> _EXERCISE REQUIREMENTS_
Repeat, exactly and only, the lines from the beginning of the data through the line with "plt.rcParams['mathtext.rm'] = 'Liberation". Pictures are left out.

> _DATA SHOWN_
◆ ◆ ◆ ◆ ◆ ◆ ◆

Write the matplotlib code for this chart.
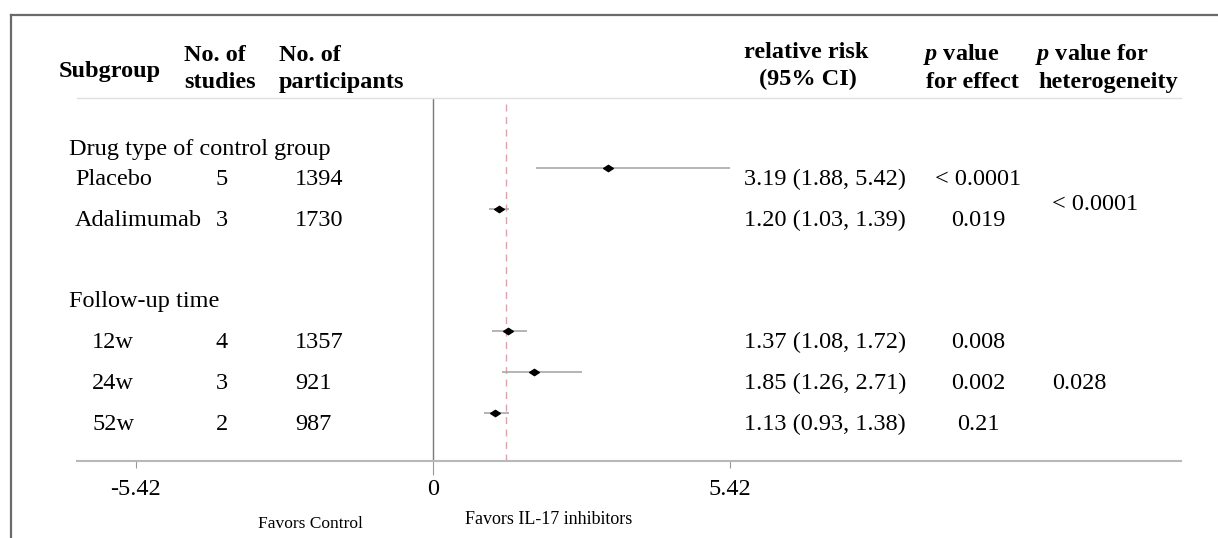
import matplotlib
matplotlib.use("Agg")
import matplotlib.pyplot as plt
import matplotlib.transforms as mtransforms
from matplotlib.lines import Line2D
from matplotlib.path import Path

plt.rcParams['font.family'] = ['Liberation Serif', 'DejaVu Serif']
plt.rcParams['mathtext.fontset'] = 'custom'
plt.rcParams['mathtext.it'] = 'Liberation Serif:italic:bold'
plt.rcParams['mathtext.rm'] = 'Liberation Serif:bold'

# Données
groups = ["Drug type of control group", "Follow-up time"]
subgroups = ["Placebo", "Adalimumab", "12w", "24w", "52w"]
n_studies = [5, 3, 4, 3, 2]
n_participants = [1394, 1730, 1357, 921, 987]
rr = [3.19, 1.20, 1.37, 1.85, 1.13]
ci_low = [1.88, 1.03, 1.08, 1.26, 0.93]
ci_high = [5.42, 1.39, 1.72, 2.71, 1.38]
p_effect = ["< 0.0001", "0.019", "0.008", "0.002", "0.21"]
p_het = ["< 0.0001", "0.028"]
overall_rr = 1.34
axis_ticks = [-5.42, 0, 5.42]
axis_labels = ["-5.42", "0", "5.42"]

# Mise en page (pixels)
W, H = 1218, 538
row_slot = [0, 1, 4, 5, 6]
group_slot = [-0.32, 3.41]
het_slot = [1.03, 5.42]
sub_indent = [75, 75, 92, 92, 92]
txt_off = 0.417
fs = 17.5

fig = plt.figure(figsize=(W / 100, H / 100), dpi=100)
ax = fig.add_axes([77 / W, (H - 461) / H, (1181 - 77) / W, (461 - 98) / H])

# Forme du losange
diamond = Path([(-1, 0), (0, 0.65), (1, 0), (0, -0.65), (-1, 0)],
               [Path.MOVETO, Path.LINETO, Path.LINETO, Path.LINETO, Path.CLOSEPOLY])

for i in range(len(rr)):
    ax.plot([ci_low[i], ci_high[i]], [row_slot[i], row_slot[i]],
            color='#a8a8a8', lw=1.2, solid_capstyle='butt', zorder=2)
    ax.plot(rr[i], row_slot[i], marker=diamond, markersize=7,
            color='black', zorder=3)

ax.axvline(0, color='#7a7a7a', lw=1, zorder=1)
ax.axvline(overall_rr, color='#dca3ab', lw=1, ls=(0, (5, 4)), zorder=1)

px_per_unit = 54.8
ax.set_xlim((77 - 433) / px_per_unit, (1181 - 433) / px_per_unit)
ax.set_ylim((461 - 168) / 40.8, (98 - 168) / 40.8)
ax.set_yticks([])
ax.set_xticks(axis_ticks, labels=axis_labels, fontsize=fs)
ax.tick_params(axis='x', length=5, width=0.8, color='#999999', pad=8)
t0 = ax.xaxis.get_major_ticks()[1]
t0.tick1line.set_markersize(10)
t0.tick1line.set_color('#333333')

for side in ['left', 'right']:
    ax.spines[side].set_visible(False)
ax.spines['top'].set_color('#e0e0e0')
ax.spines['top'].set_linewidth(1)
ax.spines['bottom'].set_color('#b8b8b8')
ax.spines['bottom'].set_linewidth(1.5)

# Textes du tableau
tr = mtransforms.blended_transform_factory(fig.transFigure, ax.transData)

def col(x):
    return x / W

for g, s in zip(groups, group_slot):
    ax.text(col(69), s, g, transform=tr, fontsize=fs, va='baseline', clip_on=False)

for i in range(len(rr)):
    y = row_slot[i] + txt_off
    ax.text(col(sub_indent[i]), y, subgroups[i], transform=tr, fontsize=fs,
            va='baseline', clip_on=False)
    ax.text(col(222), y, str(n_studies[i]), transform=tr, fontsize=fs,
            ha='center', va='baseline', clip_on=False)
    ax.text(col(295), y, str(n_participants[i]), transform=tr, fontsize=fs,
            va='baseline', clip_on=False)
    ax.text(col(744), y, f"{rr[i]:.2f} ({ci_low[i]:.2f}, {ci_high[i]:.2f})",
            transform=tr, fontsize=fs, va='baseline', clip_on=False)
    ax.text(col(978), y, p_effect[i], transform=tr, fontsize=fs,
            ha='center', va='baseline', clip_on=False)

for p, s in zip(p_het, het_slot):
    ax.text(col(1052), s, p, transform=tr, fontsize=fs, va='baseline', clip_on=False)

# En-têtes
def head(x, y, s, ha='left'):
    fig.text(x / W, 1 - y / H, s, fontsize=fs, fontweight='bold', ha=ha, va='baseline')

head(59, 77, "Subgroup")
head(184, 61, "No. of")
head(184, 88, "studies")
head(279, 61, "No. of")
head(279, 88, "participants")
head(806, 58, "relative risk", ha='center')
head(808, 85, "(95% CI)", ha='center')
head(923, 60, r"$\it{p}$ value")
head(926, 88, "for effect")
head(1035, 60, r"$\it{p}$ value for")
head(1038, 88, "heterogeneity")

# Légendes sous l'axe
fig.text(310 / W, 1 - 528 / H, "Favors Control", fontsize=12.5, ha='center', va='baseline')
fig.text(549 / W, 1 - 524 / H, "Favors IL-17 inhibitors", fontsize=13, ha='center', va='baseline')

# Cadre
fig.add_artist(Line2D([11 / W, 1], [1 - 15 / H, 1 - 15 / H], transform=fig.transFigure,
                      color='#6a6a6a', lw=1.6))
fig.add_artist(Line2D([11 / W, 11 / W], [0, 1 - 15 / H], transform=fig.transFigure,
                      color='#6a6a6a', lw=1.6))

fig.savefig("out.png", dpi=100)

◆ ◆ ◆ ◆ ◆ ◆ ◆

> _CORRECT RESPONSE_
Write the matplotlib code for this chart.
import matplotlib
matplotlib.use("Agg")
import matplotlib.pyplot as plt
import matplotlib.transforms as mtransforms
from matplotlib.lines import Line2D
from matplotlib.path import Path

plt.rcParams['font.family'] = ['Liberation Serif', 'DejaVu Serif']
plt.rcParams['mathtext.fontset'] = 'custom'
plt.rcParams['mathtext.it'] = 'Liberation Serif:italic:bold'
plt.rcParams['mathtext.rm'] = 'Liberation Serif:bold'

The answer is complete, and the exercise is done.